The most general type of transformation that preserves the spacetime interval can combine boosts, rotations, and translations. For example, if you want to transform between two systems with different origins that are moving with relative velocity, then you just combine a boost with a translation:
$$ X \rightarrow X' = \Lambda X + C. $$
This is indeed exactly what you conjectured, and your final equations are correct.
As for terminology, the first two transformations (boosts and rotations) are called Lorentz transformations. The set of all Lorentz transformations is called the Lorentz group and is denoted by $SO(1,3)$. The set containing both Lorentz transformations and translations is called the Poincare group.

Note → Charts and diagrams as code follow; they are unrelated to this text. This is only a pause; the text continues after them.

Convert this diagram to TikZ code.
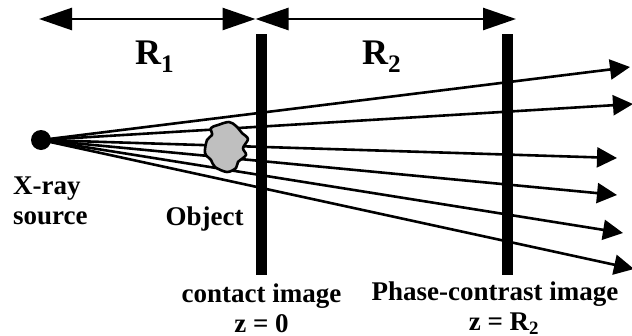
\documentclass[tikz,border=0pt]{standalone}
\usepackage{fontspec}
\setmainfont{Liberation Serif}
\usetikzlibrary{arrows.meta}
\tikzset{
  ray/.style={line width=2.6pt,-{Triangle[length=20pt,width=20pt]},black},
  dimline/.style={line width=2.6pt,{Triangle[length=33pt,width=22pt]}-{Triangle[length=33pt,width=22pt]},black},
  barline/.style={fill=black,draw=none,minimum width=11pt,minimum height=241pt,inner sep=0pt},
  lab/.style={font=\fontsize{27pt}{30pt}\selectfont\bfseries,align=center,inner sep=0pt,text=black},
  biglab/.style={font=\fontsize{36pt}{40pt}\selectfont\bfseries,inner sep=0pt,text=black,anchor=base west}
}
\begin{document}
\begin{tikzpicture}[x=1pt,y=-1pt]
\useasboundingbox (0,0) rectangle (632,335);
\node[circle,fill=black,minimum size=20pt,inner sep=0pt] (src) at (41,140) {};
\coordinate (t1) at (630,67);
\coordinate (t2) at (633,104);
\coordinate (t3) at (617,158);
\coordinate (t4) at (617,195);
\coordinate (t5) at (623,233);
\coordinate (t6) at (634,269);
\foreach \t in {t1,t2,t3,t4,t5,t6} \draw[ray] (src.center) -- (\t);
\node[barline] (b1) at (261.5,154.5) {};
\node[barline] (b2) at (507.5,154.5) {};
\draw[black,line width=2.6pt,fill=black!25,line join=round]
 plot[smooth cycle,tension=0.55] coordinates {(211,128) (218,125) (229,122) (236,126) (242,133) (248,139) (243,148) (246,155) (238,162) (236,168) (227,172) (215,167) (211,160) (205,153) (207,140) (212,135)};
\coordinate (d0) at (39,19);
\coordinate (d1) at (255.5,19);
\coordinate (d2) at (516,19);
\draw[dimline] (d0) -- (d1);
\draw[dimline] (d1) -- (d2);
\node[biglab] (r1) at (135,64) {R\textsubscript{1}};
\node[biglab] (r2) at (362,64) {R\textsubscript{2}};
\node[lab,align=left,anchor=west] (xr) at (13,200.5) {X-ray\\source};
\node[lab,anchor=base] (ob) at (204.5,225) {Object};
\node[lab] (ci) at (261.5,308) {contact image\\z = 0};
\node[lab] (pc) at (495,308) {Phase-contrast image\\\hspace*{18pt}z = R\textsubscript{2}};
\end{tikzpicture}
\end{document}
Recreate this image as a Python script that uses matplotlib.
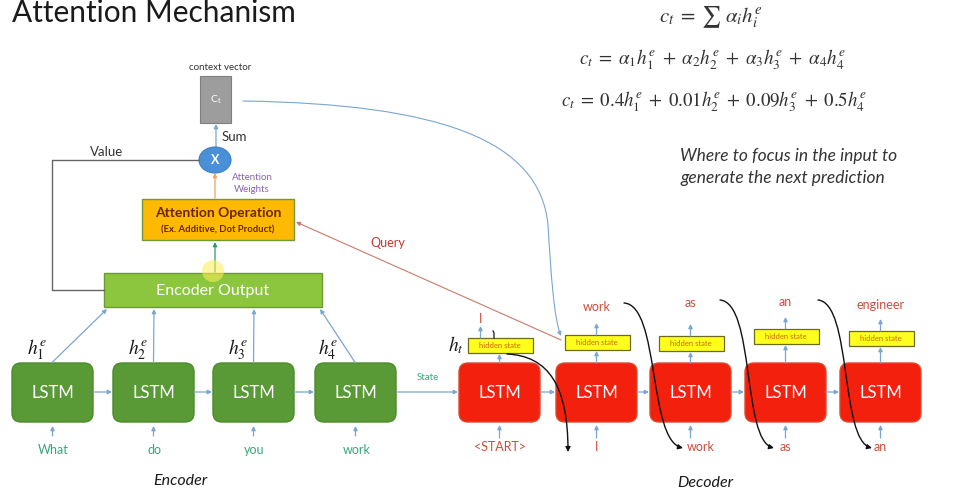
import matplotlib.pyplot as plt
from matplotlib.patches import FancyBboxPatch, Rectangle, Ellipse, Circle, FancyArrowPatch
from matplotlib.path import Path

plt.rcParams['font.family'] = ['Lato', 'DejaVu Sans']
plt.rcParams['mathtext.fontset'] = 'stix'

# content
encoder_words = ["What", "do", "you", "work"]
decoder_inputs = ["<START>", "I", "work", "as", "an"]
decoder_outputs = ["I", "work", "as", "an", "engineer"]
h_labels = [r"$h_1^e$", r"$h_2^e$", r"$h_3^e$", r"$h_4^e$"]
weights = ["0.4", "0.01", "0.09", "0.5"]

# layout (pixel coords of the slide)
enc_x = [12, 113, 213, 315]
dec_x = [459, 556, 650, 745, 840]
hs_y = [338, 335, 336, 329, 331]
out_y = [319, 307, 303, 302, 305]
box_w, box_top, box_h = 81, 363, 59

BLUE = '#7aa6d0'
fig = plt.figure(figsize=(9.8, 5.0), dpi=100)
ax = fig.add_axes([0, 0, 1, 1])
ax.set_xlim(0, 980)
ax.set_ylim(500, 0)
ax.axis('off')


def arrow(x0, y0, x1, y1, color=BLUE, lw=0.9, ms=6):
    ax.add_patch(FancyArrowPatch((x0, y0), (x1, y1), arrowstyle='-|>',
                                 mutation_scale=ms, color=color, lw=lw,
                                 shrinkA=0, shrinkB=0))


def curve(pts, color, lw=1.0, ms=7):
    codes = [Path.MOVETO] + [Path.CURVE4] * (len(pts) - 1)
    ax.add_patch(FancyArrowPatch(path=Path(pts, codes), arrowstyle='-|>',
                                 mutation_scale=ms, color=color, lw=lw))


ax.text(12, 13, "Attention Mechanism", fontsize=21.5, color='#1a1a1a',
        va='center', ha='left')

# equations
SP = r"\;"
ax.text(711, 17, r"$c_t" + SP + "=" + SP + r"\sum\;\alpha_i h_i^e$", fontsize=15,
        color='#333333', ha='center', va='center')
terms = (SP + "+" + SP).join(r"\alpha_%d h_%d^e" % (i + 1, i + 1) for i in range(4))
ax.text(713, 60, r"$c_t" + SP + "=" + SP + terms + "$", fontsize=13.8, color='#333333',
        ha='center', va='center')
terms = (SP + "+" + SP).join(r"%sh_%d^e" % (w, i + 1) for i, w in enumerate(weights))
ax.text(714, 102, r"$c_t" + SP + "=" + SP + terms + "$", fontsize=13.6, color='#333333',
        ha='center', va='center')
ax.text(680, 156, "Where to focus in the input to", fontsize=12.5, style='italic',
        color='#333333', va='center')
ax.text(680, 178, "generate the next prediction", fontsize=12.5, style='italic',
        color='#333333', va='center')

# context vector
ax.text(220, 68, "context vector", fontsize=7, color='#333333', ha='center', va='center')
ax.add_patch(Rectangle((200, 76), 31, 47, fc='#9d9d9d', ec='#7f7f7f', lw=0.8))
ax.text(215.5, 100, r"$\mathregular{C_t}$", fontsize=7.5, color='white', ha='center', va='center')
arrow(216, 148, 216, 124)
ax.text(222, 137, "Sum", fontsize=9.5, color='#333333', va='center')

# multiply node
ax.add_patch(Ellipse((215, 160), 32, 26, fc='#4a90d9', ec='#3f7fc0', lw=0.8))
ax.text(215, 160, "X", fontsize=9, color='white', ha='center', va='center', fontweight='bold')
ax.plot([199, 52, 52, 104], [160, 160, 290, 290], color='#666666', lw=1.0)
ax.text(90, 152, "Value", fontsize=9.5, color='#333333', va='center')
ax.text(252, 178, "Attention", fontsize=7, color='#8a63b0', ha='center', va='center')
ax.text(252, 190, "Weights", fontsize=7, color='#8a63b0', ha='center', va='center')
arrow(215, 198, 215, 173, color='#f0a060')

# attention operation
ax.add_patch(Rectangle((142, 199), 152, 41, fc='#ffb900', ec='#6f9a3a', lw=1.0))
ax.text(218, 213, "Attention Operation", fontsize=10, fontweight='bold',
        color='#6b2400', ha='center', va='center')
ax.text(218, 230, "(Ex. Additive, Dot Product)", fontsize=6.8, fontweight='bold',
        color='#6b2400', ha='center', va='center')
arrow(215, 272, 215, 242, color='#2e9a6a')

# encoder output
ax.add_patch(Rectangle((104, 273), 218, 34, fc='#8cc63f', ec='#6a9a30', lw=1.0))
ax.add_patch(Circle((213, 271), 11, fc='#ffee55', ec='none', alpha=0.55))
ax.text(213, 291, "Encoder Output", fontsize=11.5, color='white', ha='center', va='center')

# encoder LSTMs
tops = [(107, 309), (154, 309), (254, 309), (320, 309)]
for i, x in enumerate(enc_x):
    cx = x + box_w / 2
    ax.add_patch(FancyBboxPatch((x, box_top), box_w, box_h,
                                boxstyle='round,pad=0,rounding_size=9',
                                fc='#5a9a36', ec='#4b8a2b', lw=1.0))
    ax.text(cx, box_top + box_h / 2, "LSTM", fontsize=12, color='white',
            ha='center', va='center')
    arrow(cx - 1 if i == 0 else cx, box_top, tops[i][0], tops[i][1])
    ax.text(cx - 16 if i < 3 else cx - 28, 350, h_labels[i], fontsize=14,
            color='#1a1a1a', ha='center', va='center')
    arrow(cx, 436, cx, 426)
    ax.text(cx + 1, 450, encoder_words[i], fontsize=9, color='#3aa57a',
            ha='center', va='center')
    if i < 3:
        arrow(x + box_w, 392, enc_x[i + 1] - 1, 392)
ax.text(180, 481, "Encoder", fontsize=11.5, style='italic', color='#1a1a1a',
        ha='center', va='center')

# state handoff
arrow(397, 392, dec_x[0] - 1, 392)
ax.text(428, 377, "State", fontsize=7, color='#3aa57a', ha='center', va='center')

# decoder LSTMs
for i, x in enumerate(dec_x):
    cx = x + box_w / 2
    ax.add_patch(FancyBboxPatch((x, box_top), box_w, box_h,
                                boxstyle='round,pad=0,rounding_size=9',
                                fc='#f2200c', ec='#d84a30', lw=1.0))
    ax.text(cx, box_top + box_h / 2, "LSTM", fontsize=12, color='white',
            ha='center', va='center')
    if i < 4:
        arrow(x + box_w, 392, dec_x[i + 1] - 1, 392)
    # hidden state
    hy = hs_y[i]
    ax.add_patch(Rectangle((cx - 32, hy), 65, 15, fc='#ffff1e', ec='#6b6b1e', lw=0.9))
    ax.text(cx, hy + 7.5, "hidden state", fontsize=5.5, color='#cc6a00',
            ha='center', va='center')
    arrow(cx, box_top, cx, hy + 16)
    ox = cx - 19 if i == 0 else cx
    arrow(ox, hy, ox, hy - 12)
    ax.text(ox, out_y[i], decoder_outputs[i], fontsize=9, color='#d04a3a',
            ha='center', va='center')
    arrow(cx, 438, cx, 425)
    ax.text(cx + (10 if i == 2 else 0), 447, decoder_inputs[i], fontsize=9,
            color='#d04a3a', ha='center', va='center')
ax.text(456, 345, r"$h_t$", fontsize=14, color='#1a1a1a', ha='center', va='center')
ax.plot([493, 494, 494], [331, 333, 338], color='#1a1a1a', lw=0.9)
ax.text(705, 483, "Decoder", fontsize=11.5, style='italic', color='#1a1a1a',
        ha='center', va='center')

# feedback of predictions
curve([(507, 354), (548, 356), (568, 385), (568, 452)], '#111111')
curve([(624, 303), (660, 305), (648, 440), (683, 448)], '#111111')
curve([(720, 300), (755, 303), (742, 440), (774, 448)], '#111111')
curve([(818, 300), (852, 303), (840, 440), (872, 448)], '#111111')

# context vector -> decoder, query -> attention
curve([(243, 101), (440, 104), (540, 140), (548, 225),
       (551, 275), (554, 318), (561, 336)], BLUE, lw=0.8, ms=6)
arrow(561, 340, 296, 222, color='#c87a6a', lw=0.8)
ax.text(388, 243, "Query", fontsize=9, color='#c0392b', ha='center', va='center')

fig.savefig('out.png', dpi=100)
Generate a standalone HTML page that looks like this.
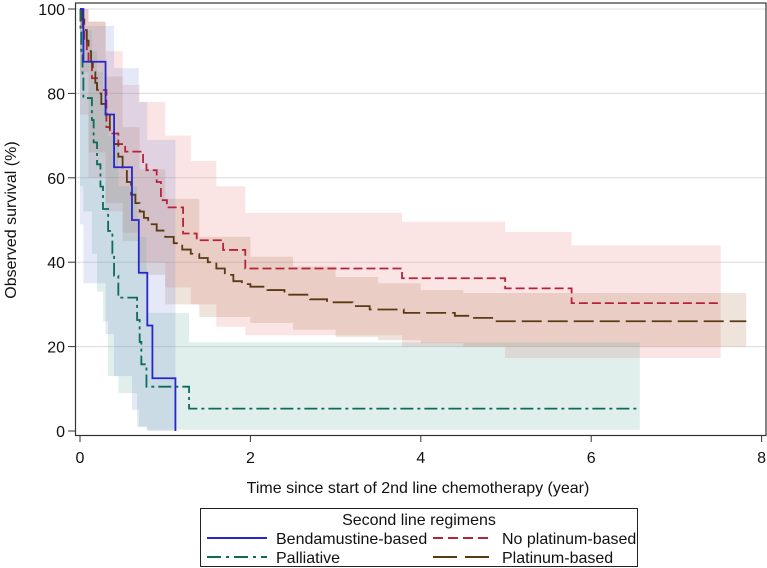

A: To give a less "groupy" answer: always think first about the 3D-analogue to what you're doing in 4D. So in 3D we have these translations and rotations which are linear transforms preserving $x^2 + y^2 + z^2;$ in 4D we in addition have these "boosts" and all three are linear transforms preserving $w^2 - x^2 - y^2 - z^2$ where $w = c t.$ So just "downgrade" the boost to a rotation and ask yourself what you'd do in 3D.
So in 3D we know these really easy rotation matrices $R$ to rotate a vector about the origin. What do you do when you want to rotate your points about a point $\vec r_0$ that is not the origin? You form something complicated, $\vec r' = \vec r_0 + R(\vec r - \vec r_0),$ where you first translate your coordinates to the origin, then rotate, then translate them back so that for $\vec r = \vec r_0$ we have also $\vec r' = \vec r_0.$ And this procedure will work equally well for Lorentz boosts, $r_2^\mu = r_0^\mu + L^\mu_{~~\nu} (r_1^\nu - r_0^\nu).$
However: also reflect that the rotation about the point that is not the origin is really disorienting if you're at the origin, now all the things that you're talking about locally are rotated to some strange point $\vec p = (I - R) ~\vec r_0,$ very difficult to use.
So in practice, what we do in 3D and 4D is to choose some origin which is helpful to us: in 3D it is usually a point on an object which we're keeping track of; in 4D it is usually some instantaneous event which both observers can agree happened. And then even though both observers find this a little clumsy for the other points, we get a really nice translation between them that makes the math super-easy.